To commented #6 (Debbie), I say yasher koach. We women are very powerful and capable!! To Rabbi Blech, not one single human being is perfect. Yes, the rabbis you mention were great men. However, they had flaws that you did not detect because they did not WANT you to detect these imperfections. Good Shabbos to you and yours, and have a very Happy Purim!

(6) Debbie, February 22, 2013 2:36 AM

The statement "kol k'vuda bas melech p'nima" is often a turn-off.

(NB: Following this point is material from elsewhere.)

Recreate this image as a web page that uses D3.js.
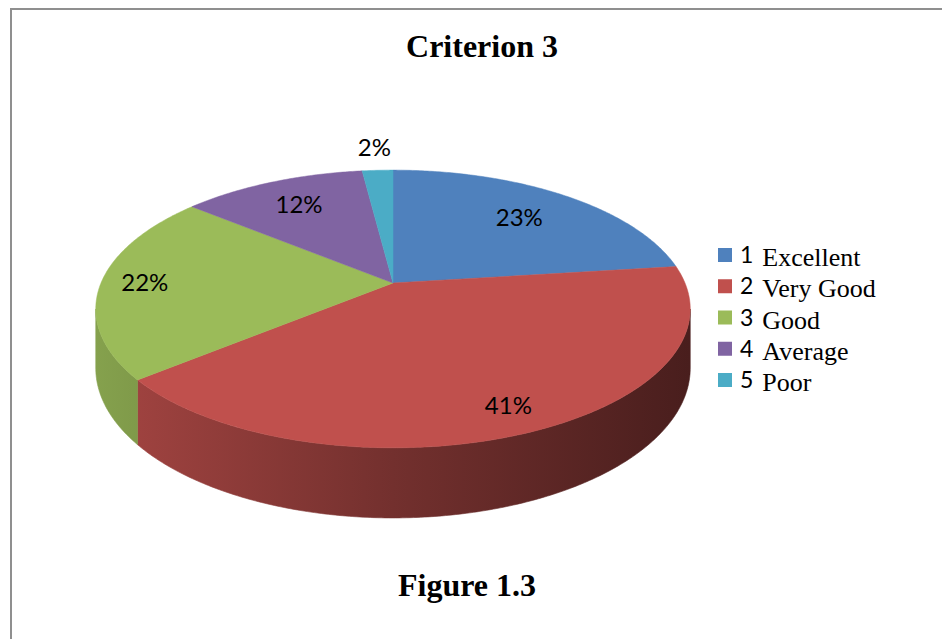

Women don't want to feel that they're importance is only a backstage one. I teach in a school for girls, and I have to tell you; it's a womens' world, and boy are we powerful. The things we do impact the next generations of Jewish women!! We are molding the mothers of Israel.

Devorah, February 24, 2013 10:53 PM

Rabbi Blech agrees with you!

Rabbi Blech refers to ESTHER getting her name on the "Megillah’s marquee", while MORDECHAI is the one he refers to as "best supporting actor." How did you get from this to complaining that "[w]omen don't want to feel that they're importance is only a backstage one" or your comment (which I totally agree with, BTW ) that ""kol k'vuda bas melech p'nima" is a turn-off"? I've never once heard Rabbi Blech preach "kol k'vuda bas melech p'nima" and I seem to recall him writing recently about proudly sending his daughter off to law school in times when it was much less common for any woman to attend law school than it is today.

(5) Wassim, February 22, 2013 1:10 AM

What an uplifting article

Hurray, we are all chosen to contribute.

(4) Elya Goodfriend, February 21, 2013 8:35 PM

Beautiful

I really found this article very inspiring and truthful. I feel like it proposes a very well balanced and healthy way of looking at our Gedolim, and the perspective we should see ourselves in comparison to them.!!!! Beautiful!